'''

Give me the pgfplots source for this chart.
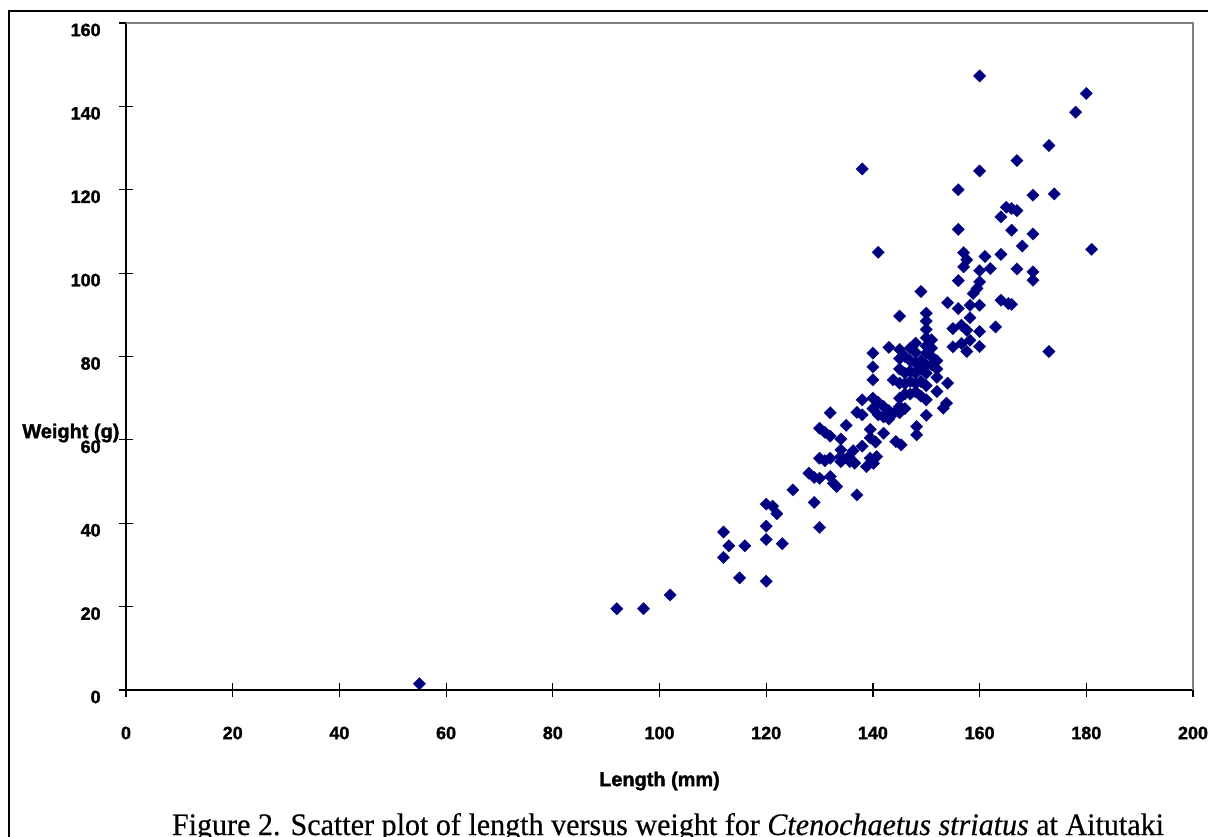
\documentclass[border=0pt]{standalone}
\usepackage{pgfplots}
\pgfplotsset{compat=1.18}
\usepackage{pgfplotstable}
\usepackage{fontspec}
\setmainfont{Liberation Sans}[BoldFeatures={FakeBold=1.6}]
\newfontfamily\capfont{Liberation Serif}[FakeBold=0.4, ItalicFeatures={FakeBold=0.4}]
\definecolor{navy}{HTML}{000080}
\pgfplotstableread{
x y
55 1.5
92 19.5
97 19.5
102 22.8
112 37.9
112 31.8
113 34.6
115 26.9
116 34.6
120 44.6
120 39.3
120 36.1
120 26.1
121.2 44.1
122 42.3
123 35.1
125 48.0
128 52
129 45
129 51
130 55.6
130 62.8
130 39
130 50.8
131 61.8
131 55
132 66.5
132 60.9
132 55.6
132 51.2
132.6 49.6
133.2 48.8
134 60.2
134 57.6
134 56
134 54.8
135 63.5
135.5 56
135.7 54.8
136.3 57.4
136.6 54.4
137 66.6
137 46.8
138 125
138 69.6
138 66
138 58.5
138.8 53.6
139.5 55.6
139.5 60.5
139.5 62.5
140 80.8
140 77.5
140 74.4
140 70
140 67.5
140.5 59.5
140.1 54.4
140.7 56
141 105
141 69
141 66
142 68
142 65.5
142 61.6
143 82.2
143 67
143 65
143.8 74.4
144.3 59.6
144 66.5
145 89.7
145 81.7
145 79.5
145 77
145 73.6
145 70
145 68
145 66.5
145.3 58.8
146 80
146 76
146 73.5
146 71
146 67.5
147 82
147 79
147 76.5
147 74
147 71
148 83.2
148 81
148 78.5
148 76
148 73.5
148 71.5
148.2 63.2
148.2 61.2
149 95.6
149 79
149 77
149 74
149 70.5
150 90.4
150 88.5
150 86.5
150 84.5
150 82.5
150 80.8
150 78
150 76
150 73
150 69.6
150 65.9
151 84
151 82
151 80
151 78
152 79
152 77
152 75
152 71.6
153.2 67.6
153.8 68.8
154 92.9
154 73.6
155 86.7
155 82.3
156 120
156 110.5
156 98.2
156 91.5
156.6 87.5
156.6 83.1
157 104.9
157.6 103.2
157 101.5
157.6 86.3
157.6 81.2
158.2 92.3
158.2 89.3
158.2 83.9
158.8 95.1
159.5 96.3
160 147.3
160 124.5
160 100.6
160 97.9
160 92.3
160 86
160 82.4
161 104
162 101.1
163 87.1
164 113.5
164 104.5
164 93.5
165 115.8
165.4 92.7
166 115.5
166 110.3
166 92.5
167 127
167 115
167 101
168 106.5
170 118.7
170 109.4
170 100.3
170 98.3
173 130.6
173 81.2
174 119
178 138.6
180 143.1
181 105.7
}\datatable
\begin{document}
\begin{tikzpicture}
\path[use as bounding box] (-63bp,-73.5bp) rectangle (541bp,345bp);
\draw[line width=1bp] (541bp,339.5bp) -- (-58.5bp,339.5bp) -- (-58.5bp,-80bp);
\begin{axis}[
  at={(0,0)}, anchor=south west,
  scale only axis, width=533.5bp, height=333.5bp,
  xmin=0, xmax=200, ymin=0, ymax=160,
  xtick={0,20,...,200}, ytick={0,20,...,160},
  axis x line*=bottom, axis y line*=left,
  axis line style={line width=0.8bp, black, -},
  tick align=center, major tick length=7bp,
  every tick/.style={black, line width=0.6bp},
  /pgf/number format/assume math mode=true,
  ticklabel style={font=\fontsize{9}{10}\selectfont\bfseries, inner sep=0pt},
  xticklabel style={anchor=center, yshift=-18bp},
  yticklabel style={anchor=east, xshift=-9bp, yshift=-3.5bp},
  xlabel={Length (mm)}, ylabel={Weight (g)},
  label style={font=\fontsize{10}{12}\selectfont\bfseries, inner sep=0pt},
  xlabel style={at={(axis description cs:0.5,0)}, anchor=center, yshift=-45.5bp},
  ylabel style={rotate=-90, at={(axis description cs:0,0)}, anchor=west, xshift=-52bp, yshift=128.5bp},
  clip=false,
]
\addplot[only marks, mark=square*, mark size=2.2bp, mark options={rotate=45, fill=navy, draw=navy, line width=0.1bp}] table[x=x, y=y] {\datatable};
\draw[gray, line width=0.8bp] (rel axis cs:0,1) -- (rel axis cs:1,1) -- (rel axis cs:1,0);
\end{axis}
\node[anchor=base, inner sep=0pt] at (271bp,-72.5bp) {\resizebox{496bp}{11bp}{\capfont Figure 2. Scatter plot of length versus weight for \textit{Ctenochaetus striatus} at Aitutaki}};
\end{tikzpicture}
\end{document}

'''

Exercise prompt:
Leave out the pictures and transcribe everything else exactly.

Solution below:
Give me the pgfplots source for this chart.
\documentclass[border=0pt]{standalone}
\usepackage{pgfplots}
\pgfplotsset{compat=1.18}
\usepackage{pgfplotstable}
\usepackage{fontspec}
\setmainfont{Liberation Sans}[BoldFeatures={FakeBold=1.6}]
\newfontfamily\capfont{Liberation Serif}[FakeBold=0.4, ItalicFeatures={FakeBold=0.4}]
\definecolor{navy}{HTML}{000080}
\pgfplotstableread{
x y
55 1.5
92 19.5
97 19.5
102 22.8
112 37.9
112 31.8
113 34.6
115 26.9
116 34.6
120 44.6
120 39.3
120 36.1
120 26.1
121.2 44.1
122 42.3
123 35.1
125 48.0
128 52
129 45
129 51
130 55.6
130 62.8
130 39
130 50.8
131 61.8
131 55
132 66.5
132 60.9
132 55.6
132 51.2
132.6 49.6
133.2 48.8
134 60.2
134 57.6
134 56
134 54.8
135 63.5
135.5 56
135.7 54.8
136.3 57.4
136.6 54.4
137 66.6
137 46.8
138 125
138 69.6
138 66
138 58.5
138.8 53.6
139.5 55.6
139.5 60.5
139.5 62.5
140 80.8
140 77.5
140 74.4
140 70
140 67.5
140.5 59.5
140.1 54.4
140.7 56
141 105
141 69
141 66
142 68
142 65.5
142 61.6
143 82.2
143 67
143 65
143.8 74.4
144.3 59.6
144 66.5
145 89.7
145 81.7
145 79.5
145 77
145 73.6
145 70
145 68
145 66.5
145.3 58.8
146 80
146 76
146 73.5
146 71
146 67.5
147 82
147 79
147 76.5
147 74
147 71
148 83.2
148 81
148 78.5
148 76
148 73.5
148 71.5
148.2 63.2
148.2 61.2
149 95.6
149 79
149 77
149 74
149 70.5
150 90.4
150 88.5
150 86.5
150 84.5
150 82.5
150 80.8
150 78
150 76
150 73
150 69.6
150 65.9
151 84
151 82
151 80
151 78
152 79
152 77
152 75
152 71.6
153.2 67.6
153.8 68.8
154 92.9
154 73.6
155 86.7
155 82.3
156 120
156 110.5
156 98.2
156 91.5
156.6 87.5
156.6 83.1
157 104.9
157.6 103.2
157 101.5
157.6 86.3
157.6 81.2
158.2 92.3
158.2 89.3
158.2 83.9
158.8 95.1
159.5 96.3
160 147.3
160 124.5
160 100.6
160 97.9
160 92.3
160 86
160 82.4
161 104
162 101.1
163 87.1
164 113.5
164 104.5
164 93.5
165 115.8
165.4 92.7
166 115.5
166 110.3
166 92.5
167 127
167 115
167 101
168 106.5
170 118.7
170 109.4
170 100.3
170 98.3
173 130.6
173 81.2
174 119
178 138.6
180 143.1
181 105.7
}\datatable
\begin{document}
\begin{tikzpicture}
\path[use as bounding box] (-63bp,-73.5bp) rectangle (541bp,345bp);
\draw[line width=1bp] (541bp,339.5bp) -- (-58.5bp,339.5bp) -- (-58.5bp,-80bp);
\begin{axis}[
  at={(0,0)}, anchor=south west,
  scale only axis, width=533.5bp, height=333.5bp,
  xmin=0, xmax=200, ymin=0, ymax=160,
  xtick={0,20,...,200}, ytick={0,20,...,160},
  axis x line*=bottom, axis y line*=left,
  axis line style={line width=0.8bp, black, -},
  tick align=center, major tick length=7bp,
  every tick/.style={black, line width=0.6bp},
  /pgf/number format/assume math mode=true,
  ticklabel style={font=\fontsize{9}{10}\selectfont\bfseries, inner sep=0pt},
  xticklabel style={anchor=center, yshift=-18bp},
  yticklabel style={anchor=east, xshift=-9bp, yshift=-3.5bp},
  xlabel={Length (mm)}, ylabel={Weight (g)},
  label style={font=\fontsize{10}{12}\selectfont\bfseries, inner sep=0pt},
  xlabel style={at={(axis description cs:0.5,0)}, anchor=center, yshift=-45.5bp},
  ylabel style={rotate=-90, at={(axis description cs:0,0)}, anchor=west, xshift=-52bp, yshift=128.5bp},
  clip=false,
]
\addplot[only marks, mark=square*, mark size=2.2bp, mark options={rotate=45, fill=navy, draw=navy, line width=0.1bp}] table[x=x, y=y] {\datatable};
\draw[gray, line width=0.8bp] (rel axis cs:0,1) -- (rel axis cs:1,1) -- (rel axis cs:1,0);
\end{axis}
\node[anchor=base, inner sep=0pt] at (271bp,-72.5bp) {\resizebox{496bp}{11bp}{\capfont Figure 2. Scatter plot of length versus weight for \textit{Ctenochaetus striatus} at Aitutaki}};
\end{tikzpicture}
\end{document}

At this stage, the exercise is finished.